Par ailleurs, les contribuables assujettis à l’impôt sur le bénéfice forfaitaire, comme les professions libérales, ont désormais l’obligation d’inclure les bénéfices de leurs revenus de capitaux mobiliers (après déduction de 7 %) dans le calcul du bénéfice forfaitaire soumis à l’impôt progressif (entre 4 et 21 %) sur leurs revenus. « Par conséquent, si le texte devait être adopté, toute personne qui réalisera des revenus financiers et ne les déclarera pas sera dans l’illégalité, en dépit du secret bancaire ! » commente Me Daher. Et d’ajouter : « C’est un pas supplémentaire vers un impôt général sur le revenu. »
Quatre dispositions du projet de loi visent, elles, les biens immobiliers. Le texte prévoit ainsi l’introduction d’un impôt de 2 % sur les contrats de ventes de biens immobiliers ; et de 15 % sur les plus-values immobilières réalisées par les particuliers. Une taxe sur les permis de construire, équivalente à 1,5 % de la valeur du bien estimée par les organes de délivrance, est aussi prévue. Enfin, l’imposition des pénalités sur les constructions illégales sur le domaine public maritime est finalement introduite. « Le texte vise toutes les constructions illégales depuis 1994. Le montant des pénalités varie en fonction de la superficie qui empiète sur le domaine public et de la durée de l’infraction », souligne M. Tersarkissian.

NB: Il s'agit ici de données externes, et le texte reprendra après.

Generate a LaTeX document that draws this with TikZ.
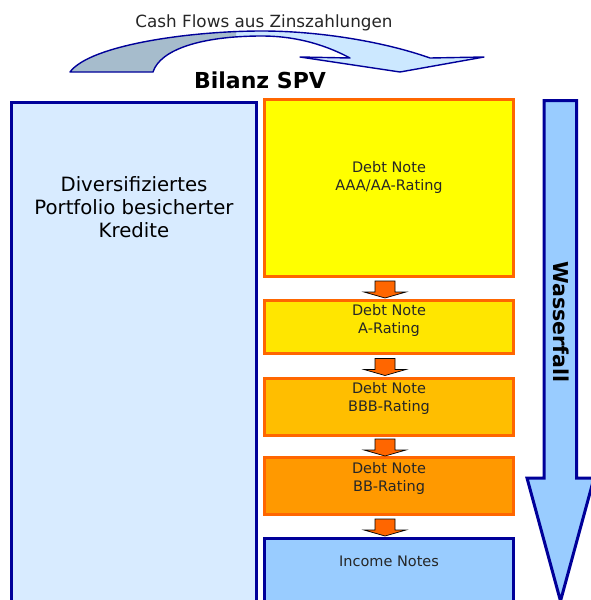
\documentclass[tikz,border=0pt]{standalone}
\usepackage{fontspec}
\setmainfont{DejaVu Sans}
\usepackage{tikz}
\usetikzlibrary{positioning,calc}

\definecolor{darkblue}{RGB}{0,0,153}
\definecolor{lightblue}{RGB}{153,204,255}
\definecolor{paleblue}{RGB}{216,235,255}
\definecolor{skyblue}{RGB}{204,232,255}
\definecolor{greyblue}{RGB}{166,188,204}
\definecolor{noteorange}{RGB}{255,102,0}
\definecolor{ratingaaa}{RGB}{255,255,0}
\definecolor{ratinga}{RGB}{255,230,0}
\definecolor{ratingbbb}{RGB}{255,190,0}
\definecolor{ratingbb}{RGB}{255,153,0}
\definecolor{textgrey}{RGB}{38,38,38}

\tikzset{
  notebox/.style={draw=noteorange, line width=3pt, minimum width=249pt},
  incomebox/.style={draw=darkblue, line width=3pt, fill=lightblue, minimum width=249pt},
  notetext/.style={align=center, inner sep=0pt, text=textgrey,
    font=\fontsize{14.5}{18}\selectfont},
  gaparrow/.pic={
    \filldraw[fill=noteorange, draw=black, line width=0.7pt]
      (-10,-7.5) -- (10,-7.5) -- (10,3.5) -- (21,3.5) -- (0,9.5)
      -- (-21,3.5) -- (-10,3.5) -- cycle;
  }
}

\newcommand{\cashflowpath}{(70,72) .. controls (90,45) and (190,31) .. (262,31)
  .. controls (320,31) and (385,42) .. (430,58) -- (484,57) -- (400,72)
  -- (300,57) -- (350,58) .. controls (320,42) and (290,36) .. (262,36)
  .. controls (200,36) and (160,50) .. (153,72) -- cycle}

\begin{document}
\begin{tikzpicture}[x=1pt,y=-1pt]
\useasboundingbox (0,0) rectangle (590,600);

%Cash flow arrow
\fill[skyblue] \cashflowpath;
\begin{scope}
\clip (0,0) rectangle (236,100);
\fill[greyblue] \cashflowpath;
\end{scope}
\draw[darkblue, line width=1.4pt, line join=round] \cashflowpath;

%Titles
\node[anchor=base, text=textgrey, font=\fontsize{16.8}{20}\selectfont]
    (cf)    at (264,27)     {Cash Flows aus Zinszahlungen};
\node[anchor=base, font=\fontsize{22}{26}\selectfont\bfseries]
    (spv)   at (260,88)     {Bilanz SPV};

%Assets
\node[draw=darkblue, line width=3pt, fill=paleblue, minimum width=245pt,
    minimum height=506pt, anchor=north west]
    (ptf)   at (10,101)     {};
\node[align=center, inner sep=0pt, font=\fontsize{19.7}{23}\selectfont]
    (ptf-txt)   [below=75pt of ptf.north]   {Diversifiziertes\\Portfolio besicherter\\Kredite};

%Notes
\node[notebox, fill=ratingaaa, minimum height=177pt]
    (aaa)   at (389,188)    {};
\node[notebox, fill=ratinga, minimum height=53pt]
    (a)     [below=21pt of aaa] {};
\node[notebox, fill=ratingbbb, minimum height=57pt]
    (bbb)   [below=22pt of a]   {};
\node[notebox, fill=ratingbb, minimum height=57pt]
    (bb)    [below=19pt of bbb] {};
\node[incomebox, minimum height=70pt]
    (inc)   [below=21pt of bb]  {};

\node[notetext] (aaa-txt)   [below=63pt of aaa.north]   {Debt Note\\AAA/AA-Rating};
\node[notetext] (a-txt)     [below=5pt of a.north]      {Debt Note\\A-Rating};
\node[notetext] (bbb-txt)   [below=5pt of bbb.north]    {Debt Note\\BBB-Rating};
\node[notetext] (bb-txt)    [below=6pt of bb.north]     {Debt Note\\BB-Rating};
\node[notetext] (inc-txt)   [below=19pt of inc.north]   {Income Notes};

%Arrows between notes
\foreach \up/\dn in {aaa/a, a/bbb, bbb/bb, bb/inc}
    \pic at ($(\up.south)!0.5!(\dn.north)+(-4,0)$) {gaparrow};

%Waterfall
\draw[darkblue, line width=3pt, fill=lightblue, line join=miter]
    (544,100.5) -- (576.5,100.5) -- (576.5,478) -- (594,478) -- (560.5,601)
    -- (527,478) -- (544,478) -- cycle;
\node[rotate=-90, font=\fontsize{20.5}{24}\selectfont\bfseries]
    (wf)    at (561,322)    {Wasserfall};
\end{tikzpicture}
\end{document}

Parmi les autres mesures prévues par le projet de loi figurent également : la mise en place de taxes de 80 000 et 120 000 livres (53 et 80 dollars) sur les conteneurs importés en fonction de leur taille ; l’établissement d’une taxe de 6 000 livres (4 dollars) sur la tonne de ciment produite ; la hausse des droits de timbre fiscaux (qui passent de 3/000 à 4/000 de la valeur du contrat concerné) ; la révision des tarifs de plusieurs documents officiels (extrait d’acte judiciaire, reçus de téléphonie mobile, relevés de comptes bancaires…) ainsi que des frais grevant plusieurs types d’actes notariés ; et une taxe de 20 % sur tous les prix des loteries nationales et étrangères dont la valeur dépasse les 10 000 livres.